The first dose of the vaccine primes the immune system, building an army of cells. As a result, Moss said the second dose then generates a bigger immune response — hence the possibility of stronger side effects.
"We’ve got many more cells available to attack it," Moss explained. "But that’s why the inflammation can be more severe with the second dose because our immune system is kind of already primed, so you get an even more intense inflammatory response."
Does the vaccine still protect you if you don’t feel side effects?
While side effects are generally a sign that the body’s immune system is working, those who feel fine after getting the vaccine are certainly protected, too.
"People who don’t have moderate or severe side effects from the vaccine can still have a very protective immune response. They just didn’t have, for various reasons, that intense inflammatory response," Moss said, citing a combination of genetics and prior history of exposure.
Why is the second COVID-19 dose so important?
The two-shot dose from Pfizer and Moderna is what has been shown in clinical trials to be 94% or 95% effective in preventing symptoms of COVID-19. While there is some protection afforded by a single dose, the protection may be significantly shorter, though it remains unclear.
In January, the U.S. Food and Drug Administration said extending the length of time between doses or skipping the second altogether would be "premature and not rooted solidly in the available evidence." The agency reiterated the importance of continuing the two-dose regimen at the studied 21-day and 28-day intervals.
Dr. Anthony Fauci, the government’s top infectious disease expert, also clarified this week that the U.S. will "go by the science" from its clinical trials and continue administering second doses of the Pfizer-BioNTech and Moderna vaccines within the recommended timeframe.
Fauci was responding to a debated strategy used by the U.K. of delaying the second shot so it can protect more people quickly with a first dose.
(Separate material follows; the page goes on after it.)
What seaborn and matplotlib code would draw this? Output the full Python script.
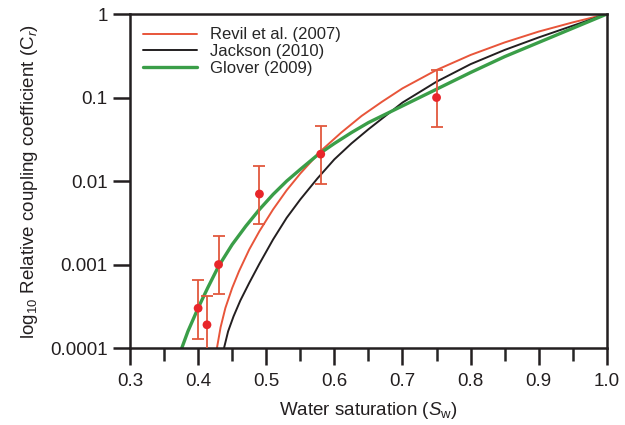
import seaborn as sns
import matplotlib.pyplot as plt
import pandas as pd
import numpy as np

# measured points (water saturation, relative coupling coefficient, error bounds)
sw_data = [0.40, 0.413, 0.43, 0.49, 0.58, 0.75]
cr_data = [0.0003, 0.00019, 0.001, 0.007, 0.021, 0.10]
cr_low = [0.00013, 0.000087, 0.00044, 0.0031, 0.0091, 0.044]
cr_high = [0.00065, 0.00042, 0.0022, 0.015, 0.045, 0.215]

# model curves (log10 of Cr)
revil_sw = [0.4276, 0.433, 0.44, 0.45, 0.46, 0.475, 0.49, 0.51, 0.53, 0.55,
            0.58, 0.61, 0.64, 0.67, 0.70, 0.75, 0.80, 0.85, 0.90, 0.95, 1.0]
revil_log = [-4.0, -3.75, -3.52, -3.28, -3.08, -2.82, -2.60, -2.34, -2.11, -1.91,
             -1.64, -1.42, -1.22, -1.05, -0.89, -0.67, -0.49, -0.34, -0.21, -0.10, 0.0]

jackson_sw = [0.438, 0.444, 0.452, 0.462, 0.475, 0.49, 0.51, 0.53, 0.55, 0.575,
              0.60, 0.625, 0.65, 0.70, 0.75, 0.80, 0.85, 0.90, 0.95, 1.0]
jackson_log = [-4.0, -3.80, -3.62, -3.43, -3.22, -2.99, -2.70, -2.44, -2.22, -1.97,
               -1.74, -1.55, -1.38, -1.06, -0.81, -0.60, -0.43, -0.28, -0.14, 0.0]

glover_sw = [0.376, 0.385, 0.40, 0.414, 0.43, 0.45, 0.47, 0.49, 0.51, 0.53, 0.55,
             0.575, 0.60, 0.625, 0.65, 0.70, 0.75, 0.80, 0.85, 0.90, 0.95, 1.0]
glover_log = [-4.0, -3.80, -3.52, -3.28, -3.02, -2.76, -2.54, -2.34, -2.16, -2.00, -1.86,
              -1.69, -1.55, -1.42, -1.30, -1.10, -0.90, -0.70, -0.51, -0.34, -0.17, 0.0]

sns.set_style("ticks")
plt.rcParams['font.family'] = ['Liberation Sans', 'DejaVu Sans']
plt.rcParams['mathtext.fontset'] = 'custom'
plt.rcParams['mathtext.rm'] = 'Liberation Sans'
plt.rcParams['mathtext.it'] = 'Liberation Sans:italic'

fig = plt.figure(figsize=(6.25, 4.25), dpi=100)
ax = fig.add_axes([0.208, 0.181, 0.763, 0.786])

red = '#e8553a'
green = '#3a9e48'
black = '#231f20'

sns.lineplot(x=revil_sw, y=10 ** np.array(revil_log), ax=ax, color=red,
             linewidth=1.4, label='Revil et al. (2007)', sort=False)
sns.lineplot(x=jackson_sw, y=10 ** np.array(jackson_log), ax=ax, color=black,
             linewidth=1.4, label='Jackson (2010)', sort=False)
sns.lineplot(x=glover_sw, y=10 ** np.array(glover_log), ax=ax, color=green,
             linewidth=2.4, label='Glover (2009)', sort=False)

yerr = [np.array(cr_data) - np.array(cr_low), np.array(cr_high) - np.array(cr_data)]
ax.errorbar(sw_data, cr_data, yerr=yerr, fmt='none', ecolor='#e2583e',
            elinewidth=1.3, capsize=4, capthick=1.3, zorder=4)
sns.scatterplot(x=sw_data, y=cr_data, ax=ax, color='#e8262a', s=40,
                edgecolor='none', zorder=5)

ax.set_yscale('log')
ax.set_xlim(0.3, 1.0)
ax.set_ylim(1e-4, 1)
ax.set_yticks([1e-4, 1e-3, 1e-2, 1e-1, 1])
ax.set_yticklabels(['0.0001', '0.001', '0.01', '0.1', '1'])
ax.yaxis.set_minor_locator(plt.NullLocator())
ax.set_xticks([0.3, 0.4, 0.5, 0.6, 0.7, 0.8, 0.9, 1.0])
ax.set_xticklabels(['0.3', '0.4', '0.5', '0.6', '0.7', '0.8', '0.9', '1.0'])
ax.set_xticks(np.arange(0.35, 1.0, 0.1), minor=True)

for s in ax.spines.values():
    s.set_linewidth(1.8)
    s.set_color('#231f20')
ax.tick_params(axis='both', which='major', direction='out', length=12,
               width=1.8, labelsize=13.5, colors='#231f20', pad=4)
ax.tick_params(axis='x', which='major', pad=6)
ax.tick_params(axis='x', which='minor', direction='out', length=9, width=1.8)

ax.set_xlabel(r'Water saturation ($S_\mathrm{w}$)', fontsize=13.5, color='#231f20',
              labelpad=7)
ax.set_ylabel(r'log$_{10}$ Relative coupling coefficient (C$_r$)', fontsize=13.5,
              color='#231f20', labelpad=7)

ax.legend(loc='upper left', frameon=False, fontsize=12, handlelength=3.2,
          borderaxespad=0.5, borderpad=0.3, labelspacing=0.1, handletextpad=0.8)

fig.savefig('out.png', dpi=100)
plt.close(fig)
Pfizer, one of two vaccines approved in the country, has not endorsed the decision to space out the time between doses.
More than 458,000 Americans have died from the virus, a death toll higher than in all of World War II. Nearly 27 million people in the U.S. have contracted it, some even suffering from more serious, long-term complications.
"I often say, the fundamental problem for most people... is they underestimate the risk of the disease and overestimate the risk of the vaccine," Moss said. "A day or two of discomfort is, in my view, a worthwhile trade-off to be protected against the disease."
This story was reported from Cincinnati.